*Recorded data:*

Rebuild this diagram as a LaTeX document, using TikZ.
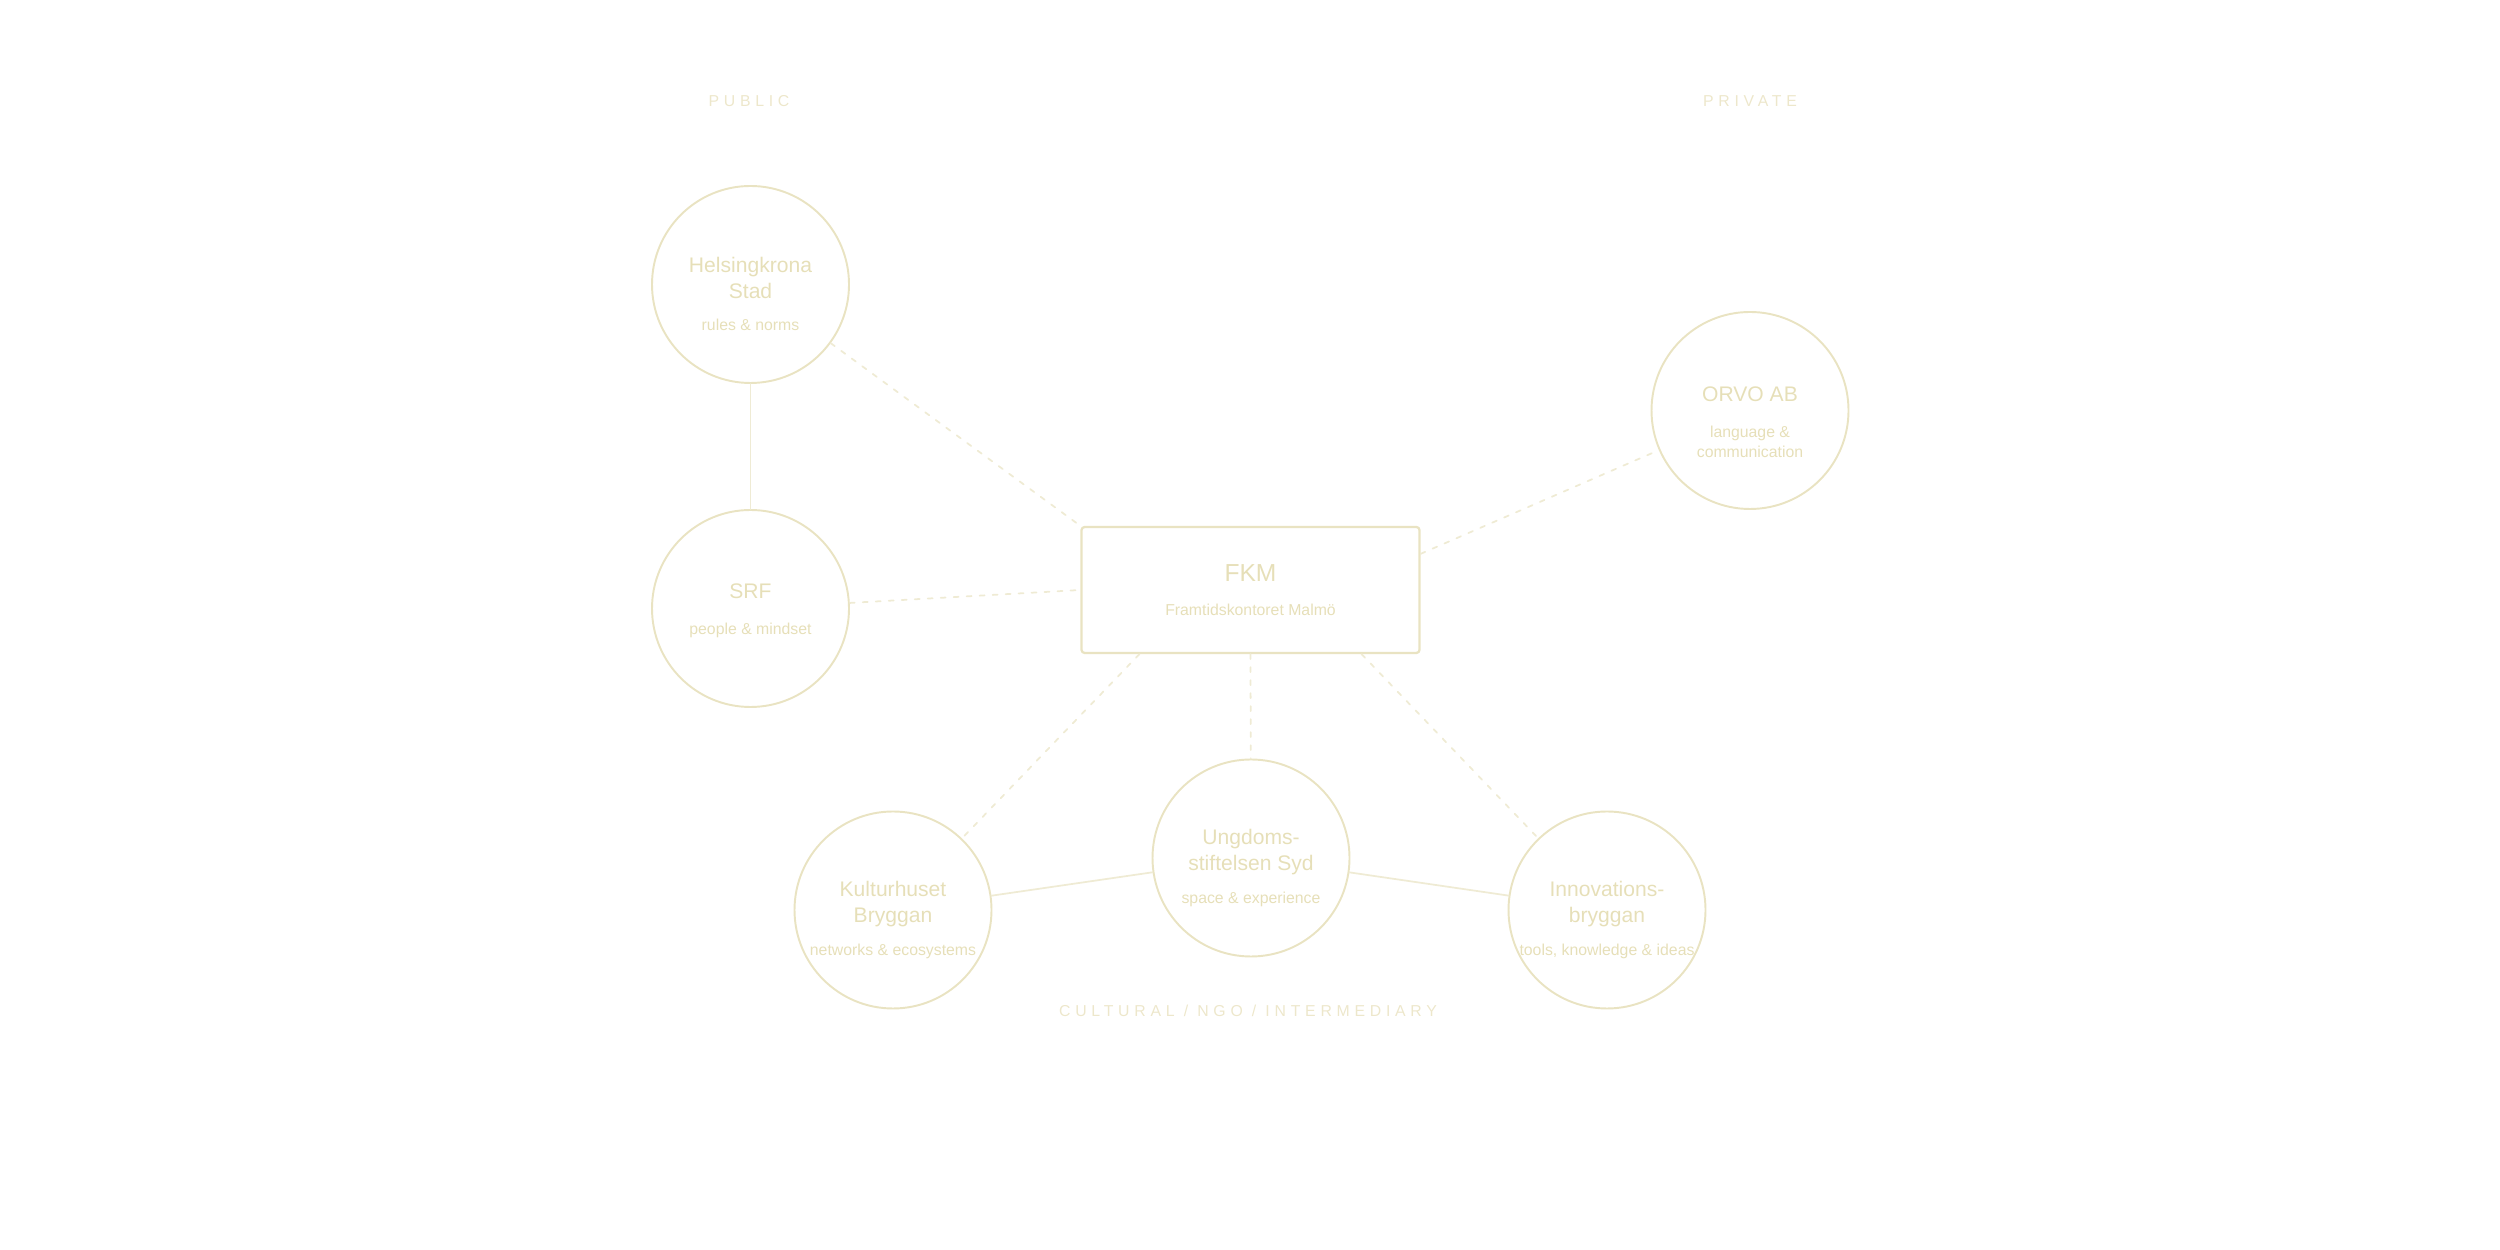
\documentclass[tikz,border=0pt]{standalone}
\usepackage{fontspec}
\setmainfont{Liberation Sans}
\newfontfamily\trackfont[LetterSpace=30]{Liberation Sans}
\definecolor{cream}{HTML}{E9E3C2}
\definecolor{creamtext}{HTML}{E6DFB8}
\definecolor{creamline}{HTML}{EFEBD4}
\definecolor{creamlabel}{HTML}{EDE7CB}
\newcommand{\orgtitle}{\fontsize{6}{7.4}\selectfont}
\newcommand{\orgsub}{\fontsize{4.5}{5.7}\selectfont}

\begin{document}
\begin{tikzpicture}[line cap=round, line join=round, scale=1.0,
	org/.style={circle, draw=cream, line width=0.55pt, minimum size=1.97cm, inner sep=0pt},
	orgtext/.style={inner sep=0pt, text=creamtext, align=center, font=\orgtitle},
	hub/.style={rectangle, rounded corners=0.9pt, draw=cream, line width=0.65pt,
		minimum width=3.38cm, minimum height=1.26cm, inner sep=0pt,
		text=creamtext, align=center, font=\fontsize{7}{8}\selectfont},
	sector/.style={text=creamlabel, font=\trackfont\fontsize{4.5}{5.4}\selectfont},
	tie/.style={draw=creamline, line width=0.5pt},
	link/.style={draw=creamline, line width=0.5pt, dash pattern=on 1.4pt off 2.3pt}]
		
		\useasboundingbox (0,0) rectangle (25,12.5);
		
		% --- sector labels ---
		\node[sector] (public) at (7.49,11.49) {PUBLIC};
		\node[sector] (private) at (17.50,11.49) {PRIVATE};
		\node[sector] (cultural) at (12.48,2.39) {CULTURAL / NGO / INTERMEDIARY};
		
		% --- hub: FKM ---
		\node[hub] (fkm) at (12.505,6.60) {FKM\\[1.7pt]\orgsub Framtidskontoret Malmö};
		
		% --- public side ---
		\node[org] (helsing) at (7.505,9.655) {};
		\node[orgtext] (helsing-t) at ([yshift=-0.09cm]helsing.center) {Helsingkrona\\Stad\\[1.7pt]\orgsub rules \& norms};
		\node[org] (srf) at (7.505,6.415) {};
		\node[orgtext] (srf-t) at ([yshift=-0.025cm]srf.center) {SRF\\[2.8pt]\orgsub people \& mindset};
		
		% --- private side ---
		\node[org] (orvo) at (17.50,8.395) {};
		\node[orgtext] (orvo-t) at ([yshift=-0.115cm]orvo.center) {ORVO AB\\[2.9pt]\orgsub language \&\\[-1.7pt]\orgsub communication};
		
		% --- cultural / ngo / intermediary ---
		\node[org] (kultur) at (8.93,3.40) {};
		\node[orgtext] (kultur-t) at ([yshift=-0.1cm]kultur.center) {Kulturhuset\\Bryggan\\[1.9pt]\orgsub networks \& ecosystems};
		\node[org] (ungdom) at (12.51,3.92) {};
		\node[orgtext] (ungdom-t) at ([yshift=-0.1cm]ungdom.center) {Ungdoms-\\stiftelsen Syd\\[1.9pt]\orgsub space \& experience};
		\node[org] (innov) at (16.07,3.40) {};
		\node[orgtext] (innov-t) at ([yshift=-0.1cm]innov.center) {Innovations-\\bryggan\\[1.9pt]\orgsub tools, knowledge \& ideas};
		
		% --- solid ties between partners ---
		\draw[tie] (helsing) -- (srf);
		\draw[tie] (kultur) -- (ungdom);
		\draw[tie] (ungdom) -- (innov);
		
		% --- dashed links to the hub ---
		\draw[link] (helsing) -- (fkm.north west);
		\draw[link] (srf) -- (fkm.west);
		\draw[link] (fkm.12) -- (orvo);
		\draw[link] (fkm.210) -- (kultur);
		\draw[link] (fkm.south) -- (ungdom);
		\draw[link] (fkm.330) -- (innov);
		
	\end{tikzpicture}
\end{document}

*Goal of the exercise:* Restate only the lines running from the start of the material above through the line containing "(0,0) rectangle (25,12.5);", ends included. No pictures.

*Solution to the problem:*
Rebuild this diagram as a LaTeX document, using TikZ.
\documentclass[tikz,border=0pt]{standalone}
\usepackage{fontspec}
\setmainfont{Liberation Sans}
\newfontfamily\trackfont[LetterSpace=30]{Liberation Sans}
\definecolor{cream}{HTML}{E9E3C2}
\definecolor{creamtext}{HTML}{E6DFB8}
\definecolor{creamline}{HTML}{EFEBD4}
\definecolor{creamlabel}{HTML}{EDE7CB}
\newcommand{\orgtitle}{\fontsize{6}{7.4}\selectfont}
\newcommand{\orgsub}{\fontsize{4.5}{5.7}\selectfont}

\begin{document}
\begin{tikzpicture}[line cap=round, line join=round, scale=1.0,
	org/.style={circle, draw=cream, line width=0.55pt, minimum size=1.97cm, inner sep=0pt},
	orgtext/.style={inner sep=0pt, text=creamtext, align=center, font=\orgtitle},
	hub/.style={rectangle, rounded corners=0.9pt, draw=cream, line width=0.65pt,
		minimum width=3.38cm, minimum height=1.26cm, inner sep=0pt,
		text=creamtext, align=center, font=\fontsize{7}{8}\selectfont},
	sector/.style={text=creamlabel, font=\trackfont\fontsize{4.5}{5.4}\selectfont},
	tie/.style={draw=creamline, line width=0.5pt},
	link/.style={draw=creamline, line width=0.5pt, dash pattern=on 1.4pt off 2.3pt}]
		
		\useasboundingbox (0,0) rectangle (25,12.5);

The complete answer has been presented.